What’s inspiring you now?
It’s the same thing as when we first opened: creating dishes with the people that are around you. Now I’m the one who’s really leading the kitchen, whereas before I was taking more direction from the people working with us here. So in this role I get to work with the team in the kitchen and teach them how to execute everything. We’re clicking right now. It took some time; sometimes you feel like you’re spinning your tires, but then you start to see the results.
How has traveling inspired you?
From the start, this restaurant exists because of travel. It’s from me spending a semester in Rome and Michael [Kreha] spending a semester in Barcelona, and even Bobby [Fry] and Michael living in New York. It’s all a style of dining we hadn’t experienced in Pittsburgh. That was over five years ago, and now there are great places to dine in Pittsburgh, but this was a whole new world for us. It’s always been something that’s important to all of us. We make sure we take staff trips to other cities around here to get out and see a different perspective.

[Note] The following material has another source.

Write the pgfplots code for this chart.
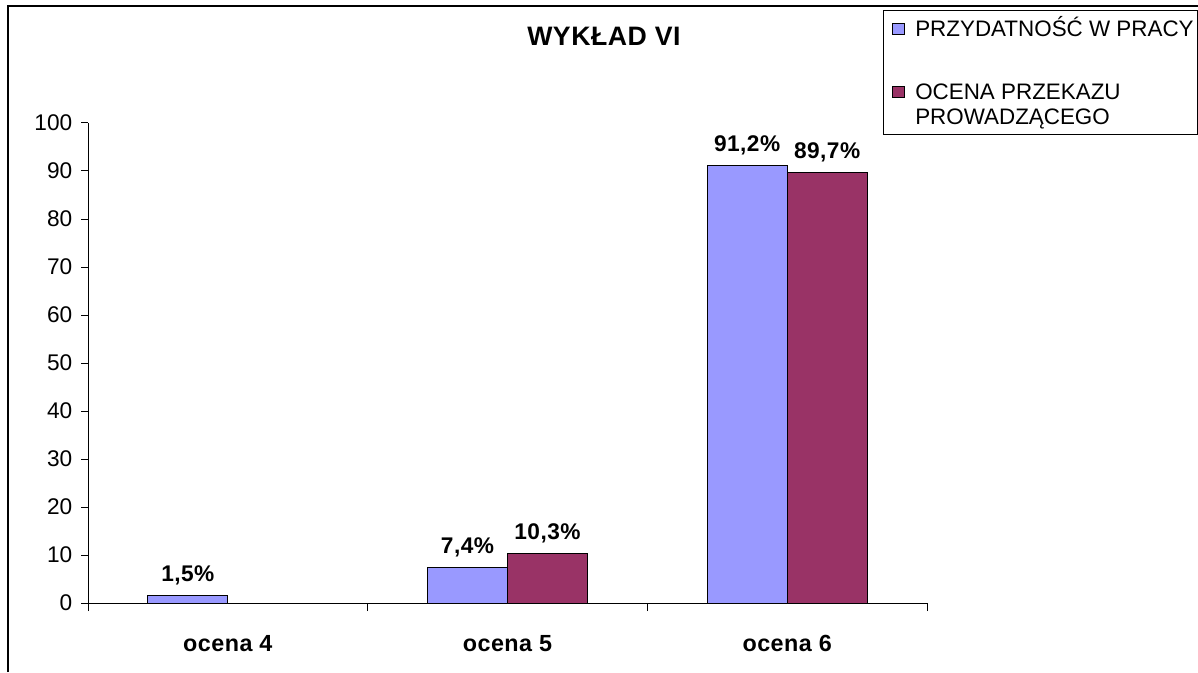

And then this time [May 2016] with Italy, I hadn’t been out of the country in six or seven years, so it was really important for me to do that. Going to Piedmonte, something there clicked. The people, the food. You’re a region away from Bergamo, which is where [Marc] Vetri and [Adam] Leonti spent time. It’s Italian food, but it’s also very influenced by French cuisine.